I just noticed your comments today. I will test use your scripts and comeback to you later. Thank you.

zhang01GA commented 4 years ago

You have to write the inventory to a new xml file, then read it with obspy.

Below is my code. Compare the output file with the input, you will see.

import obspy
import pyasdf

print(pyasdf.__version__)

filename = "OA.CF28.xml"

# Read directly.
inv_original = obspy.read_inventory(filename)

# Write to ASDF file, and read again.
asdf_file = "test.h5"
with pyasdf.ASDFDataSet(asdf_file) as ds:
    ds.add_stationxml(filename)

with pyasdf.ASDFDataSet(asdf_file) as ds:
    inv_new = ds.waveforms["OA.CF28"].StationXML

    inv_new.write('OA.CF28_new.xml', format='STATIONXML')

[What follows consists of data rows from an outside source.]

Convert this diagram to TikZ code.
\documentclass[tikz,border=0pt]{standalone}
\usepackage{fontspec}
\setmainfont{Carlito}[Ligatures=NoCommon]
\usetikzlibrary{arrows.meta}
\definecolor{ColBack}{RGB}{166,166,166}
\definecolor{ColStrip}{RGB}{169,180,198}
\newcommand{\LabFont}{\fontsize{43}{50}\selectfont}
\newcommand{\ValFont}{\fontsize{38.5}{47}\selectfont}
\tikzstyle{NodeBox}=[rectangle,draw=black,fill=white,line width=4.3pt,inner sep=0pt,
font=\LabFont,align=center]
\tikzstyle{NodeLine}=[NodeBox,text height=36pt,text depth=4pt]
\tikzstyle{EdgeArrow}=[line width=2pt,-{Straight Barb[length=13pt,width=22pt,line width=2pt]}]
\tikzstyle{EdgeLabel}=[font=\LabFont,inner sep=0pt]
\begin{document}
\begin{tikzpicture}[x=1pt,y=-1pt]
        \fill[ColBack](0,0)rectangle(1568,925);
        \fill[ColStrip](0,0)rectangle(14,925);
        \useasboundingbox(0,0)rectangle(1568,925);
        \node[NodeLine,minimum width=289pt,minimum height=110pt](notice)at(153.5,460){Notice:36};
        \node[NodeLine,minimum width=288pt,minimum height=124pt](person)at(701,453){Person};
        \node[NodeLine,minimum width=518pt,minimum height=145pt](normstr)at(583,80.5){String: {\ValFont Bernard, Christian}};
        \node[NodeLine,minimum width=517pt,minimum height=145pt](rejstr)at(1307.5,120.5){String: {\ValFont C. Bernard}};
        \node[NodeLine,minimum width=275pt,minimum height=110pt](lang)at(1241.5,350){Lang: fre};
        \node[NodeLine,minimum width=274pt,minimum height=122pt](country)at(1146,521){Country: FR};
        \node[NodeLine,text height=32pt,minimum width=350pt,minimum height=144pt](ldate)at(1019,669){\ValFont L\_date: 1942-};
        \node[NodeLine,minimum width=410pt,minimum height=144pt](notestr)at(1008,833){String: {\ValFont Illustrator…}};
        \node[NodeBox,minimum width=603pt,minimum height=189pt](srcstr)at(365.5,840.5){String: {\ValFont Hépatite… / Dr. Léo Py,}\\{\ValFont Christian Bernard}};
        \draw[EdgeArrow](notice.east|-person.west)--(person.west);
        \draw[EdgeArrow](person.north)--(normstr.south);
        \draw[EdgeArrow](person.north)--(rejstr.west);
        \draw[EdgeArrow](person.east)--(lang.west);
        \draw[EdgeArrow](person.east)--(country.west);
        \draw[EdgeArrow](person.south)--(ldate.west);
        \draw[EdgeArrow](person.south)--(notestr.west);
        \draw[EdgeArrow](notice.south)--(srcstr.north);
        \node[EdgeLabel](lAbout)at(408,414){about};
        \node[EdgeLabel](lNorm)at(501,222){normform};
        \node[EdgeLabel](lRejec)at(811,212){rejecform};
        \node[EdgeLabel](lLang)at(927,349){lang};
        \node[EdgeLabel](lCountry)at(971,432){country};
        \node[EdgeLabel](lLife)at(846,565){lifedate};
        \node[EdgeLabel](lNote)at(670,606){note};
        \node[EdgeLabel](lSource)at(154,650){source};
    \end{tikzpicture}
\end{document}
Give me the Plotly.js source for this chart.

assert inv_original == inv_new

assert (
    inv_original.networks[0].stations[0].extra
    == inv_new.networks[0].stations[0].extra
)

print(inv_original.networks[0].stations[0].extra)
print(inv_new.networks[0].stations[0].extra)

# Now, try to read the file 'OA.CF28_new.xml' and get the extra
inv_new2=  obspy.read_inventory('OA.CF28_new.xml')

print(inv_new2.networks[0].stations[0].extra)

Output in my computer was:

$ python krisher_script63.py 0.7.1 AttribDict({'metadata_ga': AttribDict({'namespace': 'https://github.com/GeoscienceAustralia/hiperseis/xmlns/1.0', 'value': '\n{\n "network_code":"OA",\n "station_code":"CF28",\n\n "orient_correction": {\n "start_dt": "2017-11-07T09:07:34.930000Z",\n "end_dt": "2018-08-23T03:52:29.528000Z",\n "azimuth_correction": -5.0\n },\n\n "gps_clock_corrections": [\n {\n "date": "2018-01-04",\n "seconds": -1.3375814425470127\n },\n {\n "date": "2018-01-05",\n "seconds": -1.110449564656099\n },\n {\n "date": "2018-01-06",\n "seconds": -0.9032476255118933\n }\n ]\n\n}\n'})}) AttribDict({'metadata_ga': AttribDict({'namespace': 'https://github.com/GeoscienceAustralia/hiperseis/xmlns/1.0', 'value': '\n{\n "network_code":"OA",\n "station_code":"CF28",\n\n "orient_correction": {\n "start_dt": "2017-11-07T09:07:34.930000Z",\n "end_dt": "2018-08-23T03:52:29.528000Z",\n "azimuth_correction": -5.0\n },\n\n "gps_clock_corrections": [\n {\n "date": "2018-01-04",\n "seconds": -1.3375814425470127\n },\n {\n "date": "2018-01-05",\n "seconds": -1.110449564656099\n },\n {\n "date": "2018-01-06",\n "seconds": -0.9032476255118933\n }\n ]\n\n}\n'})}) Traceback (most recent call last): File "krisher_script63.py", line 37, in print(inv_new2.networks[0].stations[0].extra) AttributeError: 'Station' object has no attribute 'extra'

zhang01GA commented 4 years ago

@krischer It appears that the root cause lies in the obspy inventory write() method: Upon writing, the xml file with the extra metadata has been changed - no longer the same as the original input.

krischer commented 4 years ago

Hi,

yes - you'll have to add the nsmap argument to the inventory.write() call - see the tutorial here: https://docs.obspy.org/tutorial/code_snippets/stationxml_custom_tags.html - otherwise they won't be written.

pyasdf does the same as StationXML files are also internally serialized as a byteblob StationXML.

I'm closing this because it is no longer a pyasdf related issue - the extra namespaces survive the roundtrip to ASDF and back which is really all we guarantee on this side. If you think ObsPy should handle this differently please open an issue in the ObsPy repository.

Please reopen if I misinterpreted something.